Lower inventory and the need for new construction is leading to more competition and continuously increasing home prices, according to NAR’s chief economist Lawrence Yun.

“New home construction is greatly needed, however, home construction fell in the first half of the year,” Yun said in a statement. “This leads to continuing tight inventory conditions, especially at more affordable price points. Home prices are mildly reaccelerating as a result.”

In more than half of the metro areas tracked, the median home price increase more than 5 percent year-over-year. In total, 91 percent of the nation’s metros experienced increased home prices.

A number of high-priced metro areas were among the few that saw decreases. In the San Jose and Santa Clara, California-area, prices dropped 5.3 percent, in San Francisco and Oakland, home prices fell 1.9 percent and in Honolulu, Hawaii, prices decreased 1.2 percent. Those three metros, along with Anaheim and San Diego, were the highest priced metro areas in the country.
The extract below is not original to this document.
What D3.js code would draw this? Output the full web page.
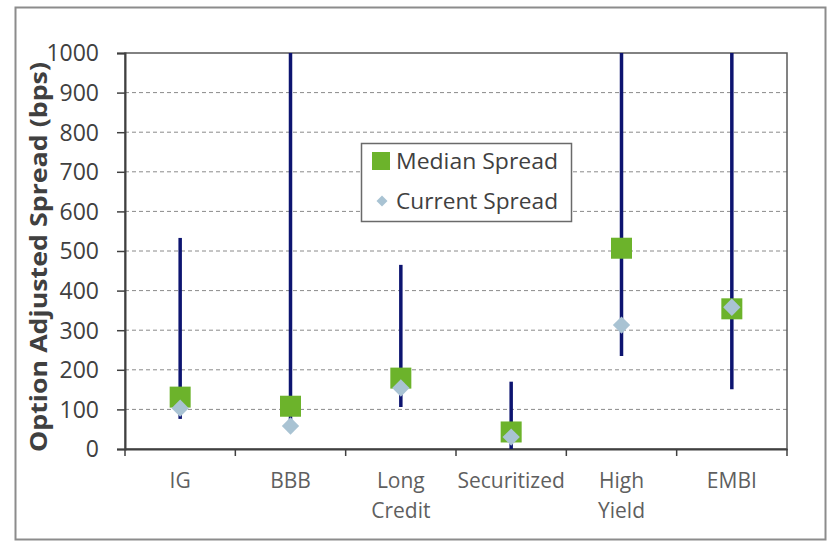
<!DOCTYPE html>
<html>
<head>
<meta charset="utf-8">
<script src="https://cdn.jsdelivr.net/npm/d3@7"></script>
<style>
  body { margin: 0; background: #ffffff; }
  svg { display: block; }
</style>
</head>
<body>
<svg id="chart" width="828" height="545"></svg>
<script>
const categories = [["IG"], ["BBB"], ["Long", "Credit"], ["Securitized"], ["High", "Yield"], ["EMBI"]];
const rangeLow   = [76, 50, 106, 0, 235, 151];
const rangeHigh  = [533, 1000, 465, 170, 1000, 1000];
const medianSpread  = [131, 108, 179, 43, 507, 354];
const currentSpread = [103, 58, 154, 30, 313, 358];
const yTicks = [0, 100, 200, 300, 400, 500, 600, 700, 800, 900, 1000];
const legendLabels = ["Median Spread", "Current Spread"];

const svg = d3.select("#chart");
const font = "'Open Sans', sans-serif";

// outer frame
svg.append("rect").attr("x", 15.5).attr("y", 7.5).attr("width", 810).attr("height", 532)
  .attr("fill", "#ffffff").attr("stroke", "#8c8c8c").attr("stroke-width", 2);

const L = 125, R = 787, T = 53, B = 449;
const x = d3.scaleBand().domain(d3.range(categories.length)).range([L, R]);
const y = d3.scaleLinear().domain([0, 1000]).range([B, T]);

// gridlines
svg.append("g").selectAll("line").data(yTicks.filter(t => t > 0 && t < 1000)).join("line")
  .attr("x1", L).attr("x2", R).attr("y1", d => y(d)).attr("y2", d => y(d))
  .attr("stroke", "#8a8a8a").attr("stroke-width", 1).attr("stroke-dasharray", "4,3");

// plot border
svg.append("rect").attr("x", L).attr("y", T).attr("width", R - L).attr("height", B - T)
  .attr("fill", "none").attr("stroke", "#5a5a5a").attr("stroke-width", 1.5);

// y axis
const yAxis = d3.axisLeft(y).tickValues(yTicks).tickSize(8).tickPadding(18).tickFormat(d3.format("d"));
const gy = svg.append("g").attr("transform", `translate(${L},0)`).call(yAxis);
gy.select(".domain").attr("stroke", "#404040").attr("stroke-width", 2);
gy.selectAll(".tick line").attr("stroke", "#404040").attr("stroke-width", 1.5);
gy.selectAll(".tick text").attr("font-family", font).attr("font-size", 23).attr("fill", "#404040")
  .attr("dy", "0.34em");

// x axis
const xAxis = d3.axisBottom(x).tickSize(0).tickFormat(() => "");
const gx = svg.append("g").attr("transform", `translate(0,${B})`).call(xAxis);
gx.select(".domain").attr("stroke", "#404040").attr("stroke-width", 2);
// category boundary ticks
svg.append("g").selectAll("line").data(d3.range(categories.length + 1)).join("line")
  .attr("x1", i => i < categories.length ? x(i) : R).attr("x2", i => i < categories.length ? x(i) : R)
  .attr("y1", B).attr("y2", B + 7).attr("stroke", "#404040").attr("stroke-width", 1.5);

// category labels
const labelG = svg.append("g");
categories.forEach((lines, i) => {
  const t = labelG.append("text").attr("x", x(i) + x.bandwidth() / 2).attr("y", 488)
    .attr("text-anchor", "middle").attr("font-family", font).attr("font-size", 21).attr("fill", "#5f5f5f");
  lines.forEach((ln, j) => t.append("tspan").attr("x", x(i) + x.bandwidth() / 2).attr("dy", j === 0 ? 0 : 30).text(ln));
});

// y axis title
svg.append("text").attr("transform", `translate(47,${(T + B) / 2 + 6}) rotate(-90)`)
  .attr("text-anchor", "middle").attr("font-family", font).attr("font-size", 23).attr("font-weight", "bold")
  .attr("fill", "#404040").attr("textLength", 390).attr("lengthAdjust", "spacingAndGlyphs")
  .text("Option Adjusted Spread (bps)");

const cx = i => x(i) + x.bandwidth() / 2;

// range lines
svg.append("g").selectAll("line").data(categories.map((c, i) => i)).join("line")
  .attr("x1", cx).attr("x2", cx).attr("y1", i => y(rangeLow[i])).attr("y2", i => y(rangeHigh[i]))
  .attr("stroke", "#0d1470").attr("stroke-width", 3.5);

// median squares
const sq = 21;
svg.append("g").selectAll("rect").data(medianSpread).join("rect")
  .attr("x", (d, i) => cx(i) - sq / 2).attr("y", d => y(d) - sq / 2)
  .attr("width", sq).attr("height", sq).attr("fill", "#6cb32b");

// current diamonds
const diamond = d3.symbol().type(d3.symbolSquare).size(150);
svg.append("g").selectAll("path").data(currentSpread).join("path")
  .attr("d", diamond).attr("transform", (d, i) => `translate(${cx(i)},${y(d)}) rotate(45)`)
  .attr("fill", "#a9c3d3");

// legend
const lg = svg.append("g");
lg.append("rect").attr("x", 361.5).attr("y", 143.5).attr("width", 210).attr("height", 78)
  .attr("fill", "#ffffff").attr("stroke", "#6a6a6a").attr("stroke-width", 1.5);
lg.append("rect").attr("x", 372).attr("y", 152).attr("width", 18).attr("height", 18).attr("fill", "#6cb32b");
lg.append("path").attr("d", d3.symbol().type(d3.symbolSquare).size(60))
  .attr("transform", "translate(382,201) rotate(45)").attr("fill", "#a9c3d3");
lg.selectAll("text").data(legendLabels).join("text")
  .attr("x", 396).attr("y", (d, i) => 169 + i * 40)
  .attr("font-family", font).attr("font-size", 22).attr("fill", "#404040")
  .attr("textLength", 162).attr("lengthAdjust", "spacingAndGlyphs").text(d => d);
</script>
</body>
</html>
“Housing unaffordability will hinder sales irrespective of the local job market conditions,” Yun said. “This is evident in the very expensive markets as home prices are either topping off or slightly falling.”

The five lowest-cost metro areas were Decatur, Illinois; Youngstown, Ohio; Cumberland, Maryland; Binghamton, New York and Elmira, New York.

The national median income rose to $78,362 in the second quarter, but home price growth outpaced income growth, contributing to an overall decline in affordability.

“The exceptionally low mortgage rates will help with housing affordability over the short run,” Yun said. “But if the low interest rates are due to weakening economic confidence, as reflected from a correction in the stock market, then the low rates will not help with job growth and will eventually hinder home buying and home construction.”